KEY POINTS:
Fruitgrowers are staring at heavy losses from spoiled fruit as the industry faces yet another harvest without sufficient workers.
Despite schemes introduced by the Government to fill gaps with foreign workers, the horticultural and viticultural industries still fear they will be well short of the thousands needed to pick fruit over the next few months.
Low unemployment in New Zealand has greatly diminished the pool of resident workers, while the high exchange rate means fewer seasonal travellers to New Zealand to take on the work.
Pipfruit New Zealand said the labour shortages would be worst for smaller operators harvesting over the coming months who did not have access to the Government schemes.
Service manager Gary Jones said: "It will be as bad as it's ever been for people who haven't secured their supply of workers through some of the policies that have been available. It's probably worse for the majority."
Fruit-growing areas including Hawkes Bay, Wairarapa, Marlborough and Central Otago are all affected.
An official labour shortage will be declared in Nelson this month, while one has already been declared in Hawkes Bay.
Horticulture New Zealand's manager of national seasonal labour, Jerf van Beek, said the signs for worker numbers at this stage were not good.
"Certainly it's the worst I have seen it since I have been involved in working with the Government on this from about 2004."
Fruitgrowers waited all year to harvest their crop and it was "soul-destroying" when the workers were simply not there to pick it.
There was often only a three- or four-day window to pick the fruit for export quality, and delays meant lesser-quality fruit for products such as juice and much smaller returns.
The Recognised Seasonal Employers (RSE) scheme had enabled fruitgrowers to take on workers from the Pacific Islands, but mostly only the largest operators had signed up because it was "hellishly complicated", Mr van Beek said.

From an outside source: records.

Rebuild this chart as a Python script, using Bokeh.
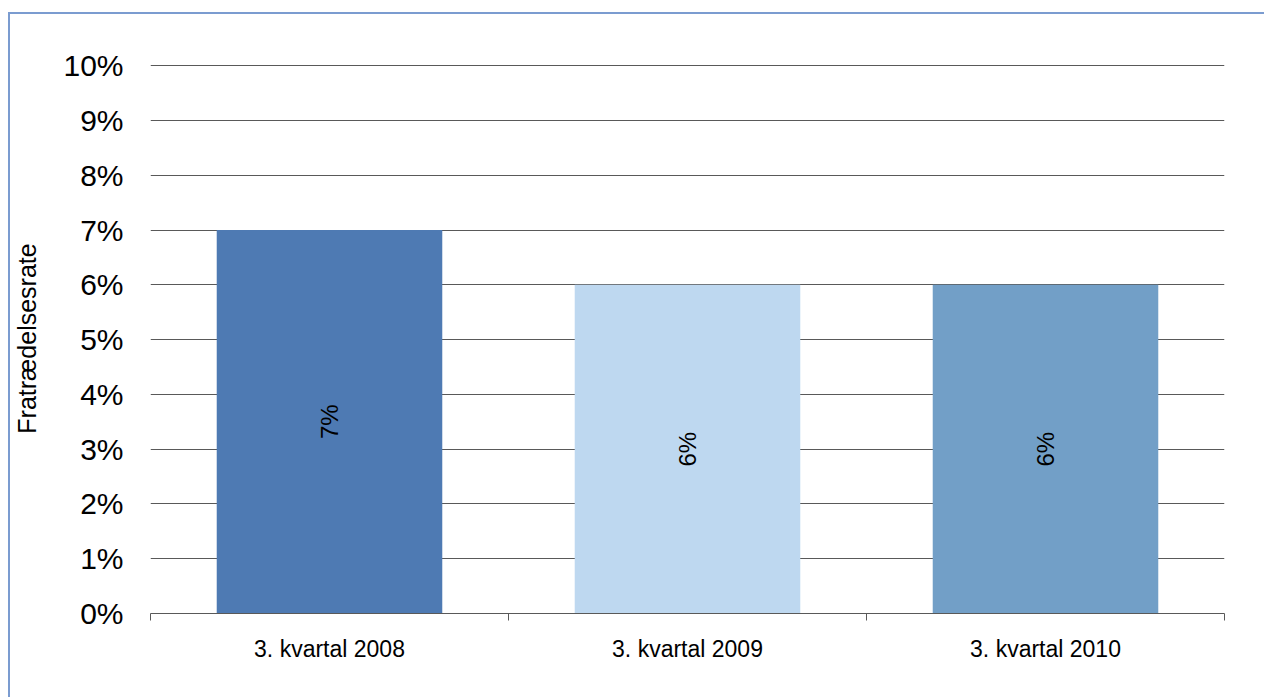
from math import pi
from bokeh.plotting import figure
from bokeh.models import ColumnDataSource, Range1d, FixedTicker, PrintfTickFormatter
from bokeh.core.properties import value
from bokeh.embed import file_html
from bokeh.resources import INLINE

categories = ["3. kvartal 2008", "3. kvartal 2009", "3. kvartal 2010"]
rates = [7, 6, 6]
labels = ["7%", "6%", "6%"]
colors = ["#4E7AB3", "#BED8F0", "#729FC7"]
y_ticks = list(range(0, 11))

FONT = "Liberation Sans"
GRID = "#595959"

xs = [i + 0.5 for i in range(len(categories))]
src = ColumnDataSource(dict(x=xs, top=rates, mid=[r / 2 for r in rates],
                            label=labels, color=colors, cat=categories))

p = figure(width=1256, height=685, output_backend="svg", toolbar_location=None,
           x_range=Range1d(0, len(categories)), y_range=Range1d(0, 10.04),
           min_border_left=140, min_border_right=42, min_border_top=49, min_border_bottom=86)
p.styles = {"margin-left": "8px", "margin-top": "12px",
            "border-left": "2px solid #7B9CD0", "border-top": "2px solid #7B9CD0"}
p.outline_line_color = None
p.background_fill_color = "white"
p.border_fill_color = "white"

p.vbar(x="x", top="top", bottom=0, width=0.63, fill_color="color", line_color=None, source=src)
p.text(x="x", y="mid", text="label", angle=pi / 2, text_align="center", text_baseline="middle",
       text_font=value(FONT), text_font_size="24px", text_color="black", source=src)

# y axis
p.yaxis.ticker = FixedTicker(ticks=y_ticks)
p.yaxis.formatter = PrintfTickFormatter(format="%d%%")
p.yaxis.axis_line_color = None
p.yaxis.major_tick_line_color = None
p.yaxis.major_tick_out = 0
p.yaxis.major_tick_in = 0
p.yaxis.minor_tick_line_color = None
p.yaxis.minor_tick_out = 0
p.yaxis.minor_tick_in = 0
p.yaxis.major_label_text_font = FONT
p.yaxis.major_label_text_font_size = "30px"
p.yaxis.major_label_text_color = "black"
p.yaxis.major_label_standoff = 27
p.yaxis.axis_label = "Fratrædelsesrate"
p.yaxis.axis_label_text_font = FONT
p.yaxis.axis_label_text_font_size = "25px"
p.yaxis.axis_label_text_font_style = "normal"
p.yaxis.axis_label_text_color = "black"
p.yaxis.axis_label_standoff = 19

p.ygrid.ticker = FixedTicker(ticks=y_ticks)
p.ygrid.grid_line_color = GRID
p.ygrid.grid_line_width = 1
p.xgrid.grid_line_color = None

# x axis
p.xaxis.ticker = FixedTicker(ticks=xs, minor_ticks=list(range(len(categories) + 1)))
p.xaxis.major_label_overrides = {x: c for x, c in zip(xs, categories)}
p.xaxis.axis_line_color = GRID
p.xaxis.axis_line_width = 1
p.xaxis.major_tick_line_color = None
p.xaxis.major_tick_out = 0
p.xaxis.major_tick_in = 0
p.xaxis.minor_tick_line_color = GRID
p.xaxis.minor_tick_out = 7
p.xaxis.minor_tick_in = 0
p.xaxis.major_label_text_font = FONT
p.xaxis.major_label_text_font_size = "23px"
p.xaxis.major_label_text_color = "black"
p.xaxis.major_label_standoff = 15

open("out.html", "w").write(file_html(p, INLINE))
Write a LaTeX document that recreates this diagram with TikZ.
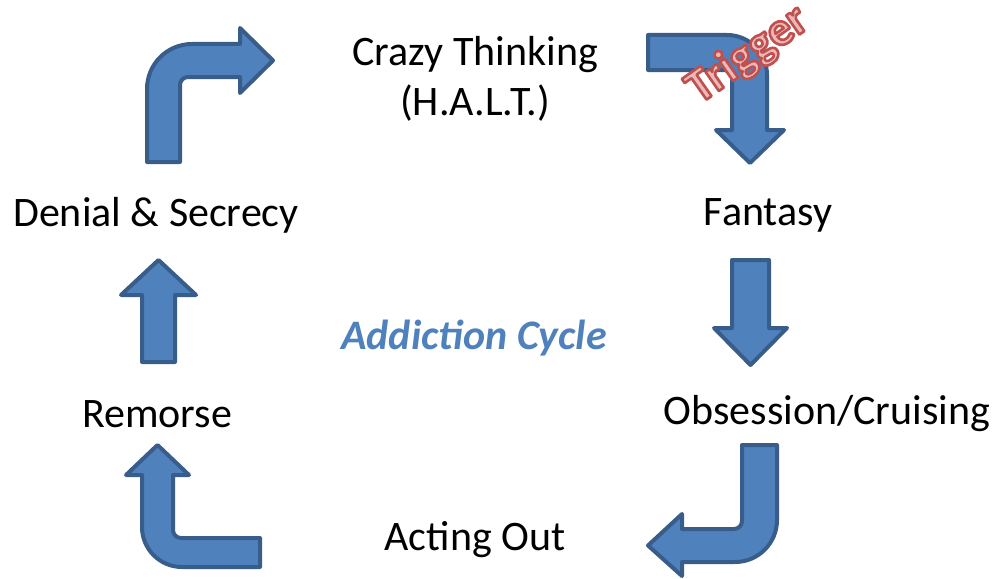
\documentclass[tikz,border=0pt]{standalone}
\usepackage{fontspec}
\setmainfont{Carlito}
\definecolor{arrowfill}{HTML}{4F81BD}
\definecolor{arrowline}{HTML}{385D8A}
\newcommand\outlinedtrigger[1]{\special{pdf:code q 2 Tr 2.6 w 1 j 0.753 0.314 0.302 RG 0.914 0.722 0.718 rg}#1\special{pdf:code Q}}
\tikzset{
  bigarrow/.style={fill=arrowfill, draw=arrowline, line width=4pt, line join=round},
  label/.style={font=\fontsize{42}{50}\selectfont, text=black, inner sep=0pt, align=center},
  title/.style={font=\fontsize{42}{48}\selectfont\bfseries\itshape, text=arrowfill, inner sep=0pt},
  trig/.style={font=\fontsize{48}{52}\selectfont\bfseries, inner sep=0pt, rotate=35}
}
\begin{document}
\begin{tikzpicture}[x=1pt,y=-1pt]
\useasboundingbox (0,0) rectangle (1000,578);
% texts
\node[label] (crazy) at (475,79) {Crazy Thinking\\(H.A.L.T.)};
\node[label] (fantasy) at (768,215) {Fantasy};
\node[label] (obsession) at (827,414) {Obsession/Cruising};
\node[label] (acting) at (475,540) {Acting Out};
\node[label] (remorse) at (157,414) {Remorse};
\node[label] (denial) at (156,215) {Denial \& Secrecy};
\node[title] (cycle) at (474,338) {Addiction Cycle};
% arrow 1: up then right
\path[bigarrow] (147,162) -- (147,89) .. controls (147,64.1) and (167.1,44) .. (192,44)
  -- (240,44) -- (240,28) -- (273,60.5) -- (240,93) -- (240,77) -- (188,77)
  .. controls (183.6,77) and (180,80.6) .. (180,85) -- (180,162) -- cycle;
% arrow 2: right then down
\path[bigarrow] (648,35) -- (727,35) .. controls (749.1,35) and (767,52.9) .. (767,75)
  -- (767,130) -- (784,130) -- (750,163) -- (716,130) -- (732,130) -- (732,78)
  .. controls (732,73.6) and (728.4,70) .. (724,70) -- (648,70) -- cycle;
% arrow 3: down
\path[bigarrow] (732,260) -- (769,260) -- (769,328) -- (787,328) -- (750.5,365)
  -- (714,328) -- (732,328) -- cycle;
% arrow 4: down then left
\path[bigarrow] (742,445) -- (777,445) -- (777,520) .. controls (777,543.2) and (758.2,562) .. (735,562)
  -- (682,562) -- (682,576) -- (648,545.5) -- (682,514) -- (682,529) -- (734,529)
  .. controls (738.4,529) and (742,525.4) .. (742,521) -- cycle;
% arrow 5: left then up
\path[bigarrow] (260,538) -- (181,538) .. controls (176.6,538) and (173,534.4) .. (173,530)
  -- (173,475) -- (189,475) -- (157.5,445) -- (126,475) -- (142,475) -- (142,527)
  .. controls (142,549.1) and (159.9,567) .. (182,567) -- (260,567) -- cycle;
% arrow 6: up
\path[bigarrow] (142,362) -- (175,362) -- (175,295) -- (196,295) -- (158.5,260)
  -- (121,295) -- (142,295) -- cycle;
% trigger
\node[trig] (trigger) at (748,55) {\outlinedtrigger{Trigger}};
\end{tikzpicture}
\end{document}
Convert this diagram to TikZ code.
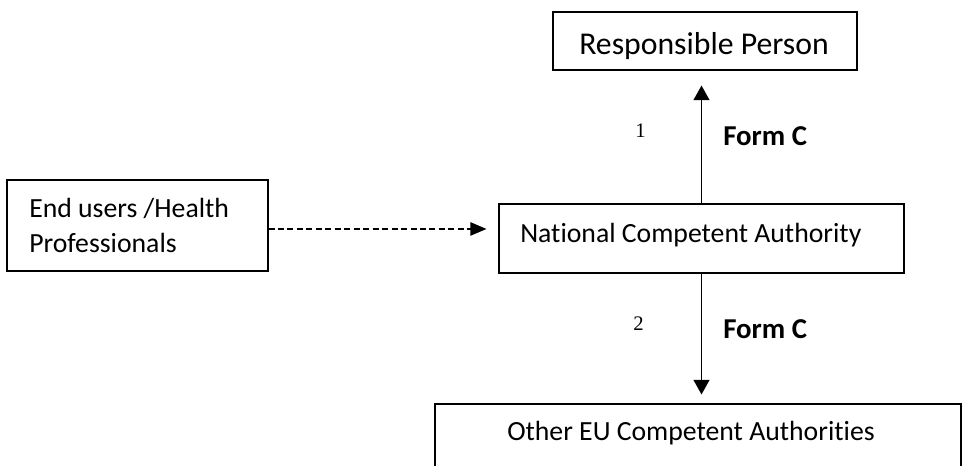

"You have to have a whole human resources system in place and you have to get approved accommodation signed off by labour inspectors. Only a small number have applied."
The Department of Labour said 106 horticultural and viticultural employers had applied for RSE status and 64 had been approved.
Harvest trails were established to encourage working visitors to move around the fruit-growing areas, but Mr van Beek said the Government had stymied this by limiting new work permits to allow overseas pickers to work for only one employer.
The other danger of the shortage, he said, was that agents offering illegal labour tended to thrive.